Lecturer: Batya Kenig
Host: Gil Einziger
Title: Soft Constraints for Data
Management
Abstract:
Integrity constraints such as
functional dependencies (FD), and multivalued dependencies (MVD) are
fundamental in database schema design, query optimization, and for enforcing
data integrity. Current data intensive applications such as ML algorithms
process observational data that is often unnormalized, inconsistent, erroneous
and noisy. In these applications, quite often the constraints need to be
inferred from the data, and are not required to hold exactly, but it suffices
if they hold only to a certain degree.
In this work, we use information
theory to quantify the degree of satisfaction of a constraint, giving rise to
two major challenges that I will cover in this talk:
the implication problem for soft
constraints, and discovering soft constraints in data. The implication problem
for soft constraints asks whether a set of constraints (antecedents) that hold
in the data to a large degree imply a high degree of satisfaction of another
constraint (consequent). The implication problem has been investigated in both
the Database and AI literature, but only under the assumption that all
constraints hold exactly; our work extends this to the case of soft
constraints.
Next, we address the problem of
mining soft constraints from data, and present an algorithm for discovering
complete schemas from data.
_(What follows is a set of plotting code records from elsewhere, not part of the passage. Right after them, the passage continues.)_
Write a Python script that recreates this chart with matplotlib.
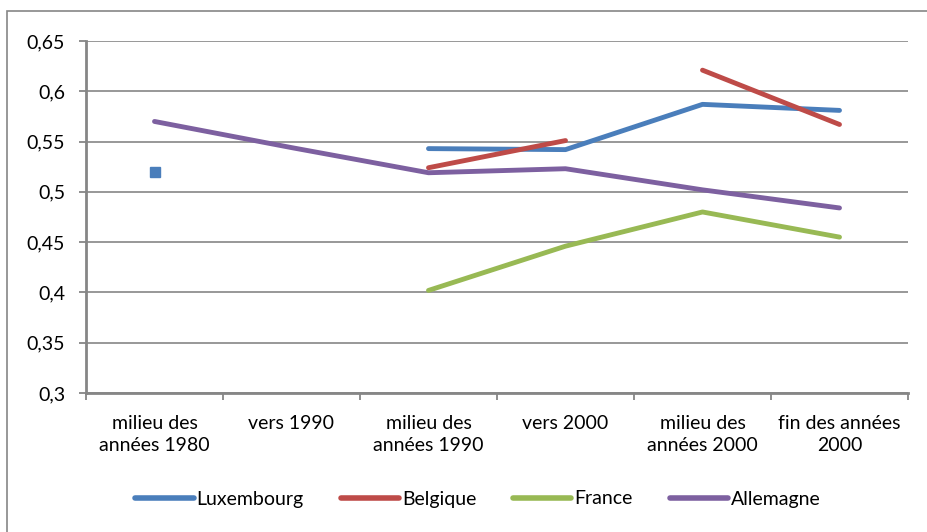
import numpy as np
import matplotlib
matplotlib.use("Agg")
import matplotlib.pyplot as plt
from matplotlib.lines import Line2D
from matplotlib.patches import Rectangle

categories = ["milieu des\nannées 1980", "vers 1990", "milieu des\nannées 1990",
              "vers 2000", "milieu des\nannées 2000", "fin des années\n2000"]
luxembourg = [0.520, np.nan, 0.543, 0.542, 0.587, 0.581]
# Belgique is drawn in two separate pieces in the source chart
belgique_a = [np.nan, np.nan, 0.524, 0.551, np.nan, np.nan]
belgique_b = [np.nan, np.nan, np.nan, np.nan, 0.621, 0.567]
france = [np.nan, np.nan, 0.402, 0.446, 0.480, 0.455]
allemagne = [0.570, 0.544, 0.519, 0.523, 0.502, 0.484]
series_names = ["Luxembourg", "Belgique", "France", "Allemagne"]
colors = ["#4A7EBB", "#BE4B48", "#98B954", "#7D60A0"]
yticks = [0.3, 0.35, 0.4, 0.45, 0.5, 0.55, 0.6, 0.65]
ytick_labels = ["0,3", "0,35", "0,4", "0,45", "0,5", "0,55", "0,6", "0,65"]

plt.rcParams['font.family'] = ['Lato', 'DejaVu Sans']
FS = 14

W, H = 928, 532
fig = plt.figure(figsize=(W / 100, H / 100), dpi=100)
ax = fig.add_axes([86 / W, 1 - 393 / H, (908 - 86) / W, (393 - 41) / H])

# outer frame
fig.patches.append(Rectangle((7 / W, -0.1), 1.2, 1 - 11 / H + 0.1, transform=fig.transFigure,
                             fill=False, edgecolor="#868686", linewidth=1.2))

x = np.arange(len(categories))
plot_series = [(luxembourg, colors[0]), (belgique_a, colors[1]), (belgique_b, colors[1]),
               (france, colors[2]), (allemagne, colors[3])]
for vals, c in plot_series:
    v = np.array(vals, dtype=float)
    ax.plot(x, v, color=c, linewidth=3.5, solid_capstyle='round', solid_joinstyle='round', zorder=3)
    for i in range(len(v)):
        if not np.isnan(v[i]):
            left = np.isnan(v[i - 1]) if i > 0 else True
            right = np.isnan(v[i + 1]) if i < len(v) - 1 else True
            if left and right:
                ax.plot([x[i]], [v[i]], marker='s', markersize=6.5, color=c, linestyle='none', zorder=3)

ax.set_xlim(-0.5, len(categories) - 0.5)
ax.set_ylim(0.3, 0.65)
ax.set_yticks(yticks)
ax.set_yticklabels(ytick_labels, fontsize=FS)
ax.set_xticks(x)
ax.set_xticklabels(categories, fontsize=FS, linespacing=1.35)
ax.set_xticks(np.arange(len(categories) + 1) - 0.5, minor=True)
ax.tick_params(axis='x', which='major', length=0, pad=16)
ax.tick_params(axis='x', which='minor', length=5, width=1.3, color="#868686", direction='out')
ax.tick_params(axis='y', length=5, width=1.3, color="#868686", pad=10)
ax.grid(axis='y', color="#868686", linewidth=1.2)
ax.set_axisbelow(True)
for s in ['top', 'right']:
    ax.spines[s].set_visible(False)
for s in ['left', 'bottom']:
    ax.spines[s].set_color("#868686")
    ax.spines[s].set_linewidth(2)

handles = [Line2D([0], [0], color=c, linewidth=4, solid_capstyle='round') for c in colors]
fig.legend(handles, series_names, loc='center', bbox_to_anchor=(478 / W, 1 - 499 / H),
           ncol=4, frameon=False, fontsize=FS, handlelength=3.0, handletextpad=0.15,
           columnspacing=1.9)

fig.savefig("out.png", dpi=100)
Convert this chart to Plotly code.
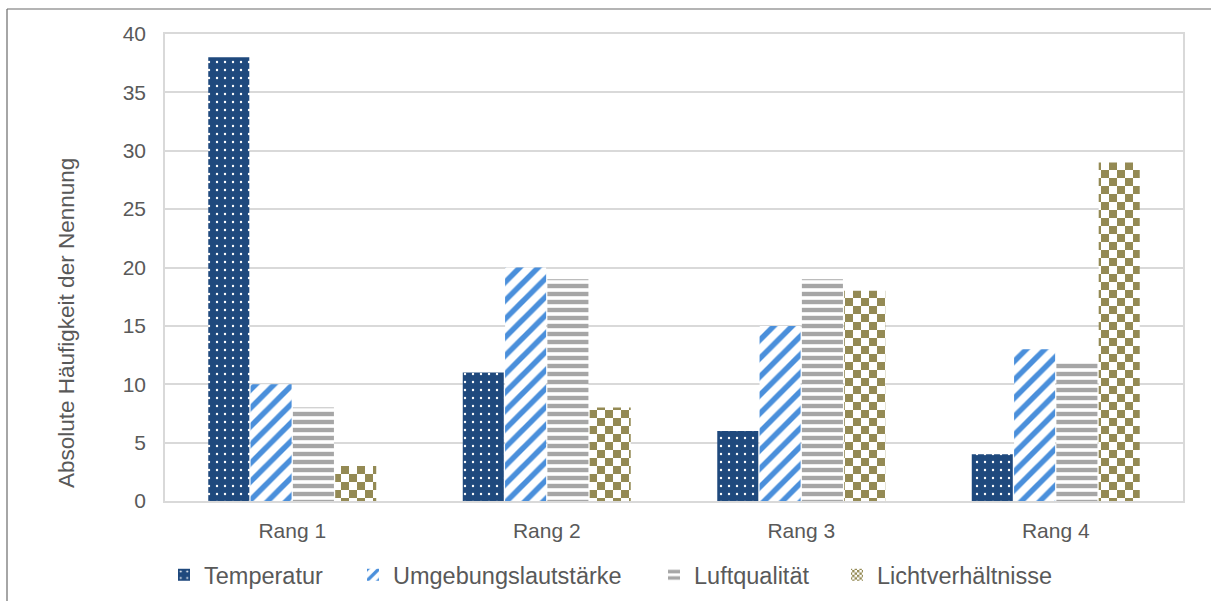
import plotly.graph_objects as go

# Survey data: how often each environmental factor was named at each rank
categories = ["Rang 1", "Rang 2", "Rang 3", "Rang 4"]
temperatur = [38, 11, 6, 4]
umgebungslautstaerke = [10, 20, 15, 13]
luftqualitaet = [8, 19, 19, 12]
lichtverhaeltnisse = [3, 8, 18, 29]

series_names = ["Temperatur", "Umgebungslautstärke", "Luftqualität", "Lichtverhältnisse"]
y_ticks = [0, 5, 10, 15, 20, 25, 30, 35, 40]
y_title = "Absolute Häufigkeit der Nennung"

NAVY = "#1F497D"
BLUE = "#4A8FDB"
GREY = "#A6A6A6"
OLIVE = "#948A54"
TEXT = "#595959"
GRID = "#D9D9D9"
FONT = "Liberation Sans, Arial, sans-serif"

# plot-area geometry in pixels
W, H = 1211, 601
L, R, T, B = 165, 28, 34, 100
PW, PH = W - L - R, H - T - B


def px_x(px):
    return (px - L) / PW


def px_y(py):
    return (H - B - py) / PH


fig = go.Figure()

styles = [
    dict(name=series_names[0], y=temperatur, uid="temp", legend="legend",
         pattern=dict(shape=".", bgcolor=NAVY, fgcolor="#FFFFFF", size=8, solidity=0.07, fillmode="replace")),
    dict(name=series_names[1], y=umgebungslautstaerke, uid="laut", legend="legend2",
         pattern=dict(shape="/", bgcolor="#FFFFFF", fgcolor=BLUE, size=13, solidity=0.42, fillmode="replace")),
    dict(name=series_names[2], y=luftqualitaet, uid="luft", legend="legend3",
         pattern=dict(shape="-", bgcolor="#FFFFFF", fgcolor=GREY, size=8, solidity=0.55, fillmode="replace")),
    dict(name=series_names[3], y=lichtverhaeltnisse, uid="licht", legend="legend4",
         pattern=dict(shape="+", bgcolor="#FFFFFF", fgcolor=OLIVE, size=16, solidity=0.5, fillmode="replace")),
]

for s in styles:
    base = s["pattern"]["fgcolor"] if s["pattern"]["bgcolor"] == "#FFFFFF" else s["pattern"]["bgcolor"]
    fig.add_trace(go.Bar(
        x=categories, y=s["y"], name=s["name"], uid=s["uid"], legend=s["legend"],
        marker=dict(color=base, pattern=s["pattern"], line=dict(width=0)),
        hoverinfo="x+y+name",
    ))

legend_common = dict(orientation="h", yanchor="middle", xanchor="left", y=px_y(575),
                     font=dict(family=FONT, size=23.5, color=TEXT), bgcolor="rgba(0,0,0,0)",
                     borderwidth=0)
legend_left_px = [164, 353, 654, 837]

fig.update_layout(
    width=W, height=H,
    margin=dict(l=L, r=R, t=T, b=B, autoexpand=False),
    paper_bgcolor="#FFFFFF", plot_bgcolor="#FFFFFF",
    barmode="group", bargap=0.335, bargroupgap=0.03,
    font=dict(family=FONT, color=TEXT),
    showlegend=True,
    legend=dict(legend_common, x=px_x(legend_left_px[0])),
    legend2=dict(legend_common, x=px_x(legend_left_px[1])),
    legend3=dict(legend_common, x=px_x(legend_left_px[2])),
    legend4=dict(legend_common, x=px_x(legend_left_px[3])),
    xaxis=dict(
        showline=True, mirror=True, linecolor=GRID, linewidth=1.5,
        showgrid=False, ticks="", tickfont=dict(family=FONT, size=21, color=TEXT),
        ticklabelstandoff=10,
    ),
    yaxis=dict(
        range=[0, 40], tickvals=y_ticks, showline=True, mirror=True,
        linecolor=GRID, linewidth=1.5, gridcolor=GRID, gridwidth=1.5, zeroline=False,
        ticks="", tickfont=dict(family=FONT, size=21, color=TEXT), ticklabelstandoff=13,
    ),
    annotations=[
        dict(text=y_title, xref="paper", yref="paper", x=px_x(66), y=px_y(323),
             xanchor="center", yanchor="middle", textangle=-90, showarrow=False,
             font=dict(family=FONT, size=22.5, color=TEXT)),
    ],
    shapes=[
        dict(type="line", xref="paper", yref="paper", x0=px_x(7), x1=px_x(W + 2),
             y0=px_y(9), y1=px_y(9), line=dict(color="#6B6B6B", width=1.2)),
        dict(type="line", xref="paper", yref="paper", x0=px_x(7), x1=px_x(7),
             y0=px_y(9), y1=px_y(H + 2), line=dict(color="#6B6B6B", width=1.2)),
    ],
)

# checkerboard fill for the light-conditions series
checker_js = """
var gd = document.getElementById('{plot_id}');
function checkerFill() {
  var ns = 'http://www.w3.org/2000/svg';
  var pats = gd.querySelectorAll('pattern[id$="-licht"]');
  pats.forEach(function (p) {
    var s = p.id.indexOf('legend') >= 0 ? 6 : 16;
    p.setAttribute('width', s);
    p.setAttribute('height', s);
    while (p.firstChild) { p.removeChild(p.firstChild); }
    function rect(x, y, w, h, c) {
      var e = document.createElementNS(ns, 'rect');
      e.setAttribute('x', x); e.setAttribute('y', y);
      e.setAttribute('width', w); e.setAttribute('height', h);
      e.setAttribute('fill', c);
      p.appendChild(e);
    }
    rect(0, 0, s, s, '#FFFFFF');
    rect(0, 0, s / 2, s / 2, '""" + OLIVE + """');
    rect(s / 2, s / 2, s / 2, s / 2, '""" + OLIVE + """');
  });
}
checkerFill();
gd.on('plotly_afterplot', checkerFill);
"""

fig.write_html("out.html", post_script=checker_js)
The algorithm employs pruning techniques that take
advantage of the properties of the information-theoretic measures associated
with the constraints, and allow it to scale to datasets with up to 1M tuples,
and up to 30 attributes.
Based on joint work with Dan Suciu,
Pranay Mundra, Guna Prasad, and Babak Salimi (to be presented at ICDT 2020 and
SIGMOD 2020) The talk is based on two papers:
https://arxiv.org/abs/1812.09987
https://arxiv.org/abs/1911.12933
Homepage: https://sites.google.com/view/batyakenig/